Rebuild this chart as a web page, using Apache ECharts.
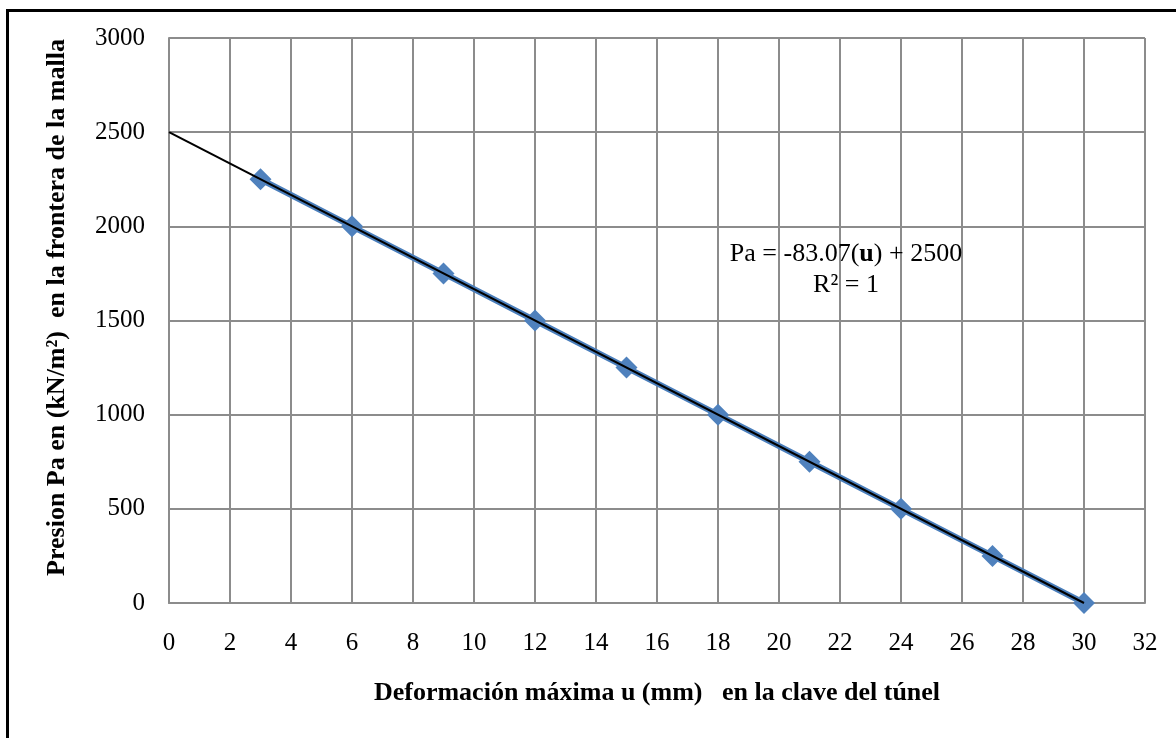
<!DOCTYPE html>
<html>
<head>
<meta charset="utf-8">
<script src="https://cdn.jsdelivr.net/npm/echarts@6/dist/echarts.min.js"></script>
<style>
html,body{margin:0;padding:0;background:#fff;}
#chart{width:1176px;height:738px;}
</style>
</head>
<body>
<div id="chart"></div>
<script>
// Data
var deformacion = [3, 6, 9, 12, 15, 18, 21, 24, 27, 30];
var presion = [2250, 2000, 1750, 1500, 1250, 1000, 750, 500, 250, 0];
var trendX = [0, 30];
var trendY = [2500, 0];
var xTitle = 'Deformación máxima u (mm)   en la clave del túnel';
var yTitle = 'Presion Pa en (kN/m²)  en la frontera de la malla';

var FONT = '"Liberation Serif", "Times New Roman", serif';
var chart = echarts.init(document.getElementById('chart'), null, {renderer: 'canvas'});

var gridColor = '#8c8c8c';
var option = {
  backgroundColor: '#ffffff',
  animation: false,
  grid: {left: 169, top: 38, right: 31, bottom: 135, containLabel: false},
  xAxis: {
    type: 'value', min: 0, max: 32, interval: 2,
    name: xTitle, nameLocation: 'middle', nameGap: 77,
    nameTextStyle: {fontFamily: FONT, fontSize: 26, fontWeight: 'bold', color: '#000'},
    axisLine: {show: true, lineStyle: {color: gridColor, width: 2}},
    axisTick: {show: false},
    axisLabel: {fontFamily: FONT, fontSize: 25, color: '#000', margin: 28,
      formatter: function (v) { return String(v); }},
    splitLine: {show: true, lineStyle: {color: gridColor, width: 2}}
  },
  yAxis: {
    type: 'value', min: 0, max: 3000, interval: 500,
    name: yTitle, nameLocation: 'middle', nameGap: 99, nameRotate: 90,
    nameTextStyle: {fontFamily: FONT, fontSize: 26, fontWeight: 'bold', color: '#000', padding: [0, 0, 0, 26]},
    axisLine: {show: true, lineStyle: {color: gridColor, width: 2}},
    axisTick: {show: false},
    axisLabel: {fontFamily: FONT, fontSize: 25, color: '#000', margin: 24,
      formatter: function (v) { return String(v); }},
    splitLine: {show: true, lineStyle: {color: gridColor, width: 2}}
  },
  series: [
    {
      type: 'line',
      data: deformacion.map(function (x, i) { return [x, presion[i]]; }),
      symbol: 'diamond', symbolSize: 22,
      itemStyle: {color: '#4F81BD'},
      lineStyle: {color: '#4A7EBB', width: 6},
      z: 2
    },
    {
      type: 'line',
      data: trendX.map(function (x, i) { return [x, trendY[i]]; }),
      symbol: 'none',
      lineStyle: {color: '#000', width: 2},
      z: 3
    }
  ],
  graphic: [
    {
      type: 'rect', silent: true,
      shape: {x: 7.5, y: 10.5, width: 1200, height: 800},
      style: {fill: 'none', stroke: '#000', lineWidth: 3},
      z: 100
    },
    {
      type: 'text', silent: true,
      x: 846, y: 270,
      style: {
        text: '{n|Pa = -83.07(}{b|u}{n|) + 2500}\n{n|R² = 1}',
        textAlign: 'center', textVerticalAlign: 'middle',
        fill: '#000',
        rich: {
          n: {fontFamily: FONT, fontSize: 26, color: '#000', lineHeight: 31},
          b: {fontFamily: FONT, fontSize: 26, fontWeight: 'bold', color: '#000', lineHeight: 31}
        }
      },
      z: 50
    }
  ]
};
chart.setOption(option);
</script>
</body>
</html>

==================================================

Aim of the exercise
Return only the lines from the start of the data through the line that contains "var yTitle = 'Presion", please, copying them exactly and omitting all pictures.

Answer to the task
Rebuild this chart as a web page, using Apache ECharts.
<!DOCTYPE html>
<html>
<head>
<meta charset="utf-8">
<script src="https://cdn.jsdelivr.net/npm/echarts@6/dist/echarts.min.js"></script>
<style>
html,body{margin:0;padding:0;background:#fff;}
#chart{width:1176px;height:738px;}
</style>
</head>
<body>
<div id="chart"></div>
<script>
// Data
var deformacion = [3, 6, 9, 12, 15, 18, 21, 24, 27, 30];
var presion = [2250, 2000, 1750, 1500, 1250, 1000, 750, 500, 250, 0];
var trendX = [0, 30];
var trendY = [2500, 0];
var xTitle = 'Deformación máxima u (mm)   en la clave del túnel';
var yTitle = 'Presion Pa en (kN/m²)  en la frontera de la malla';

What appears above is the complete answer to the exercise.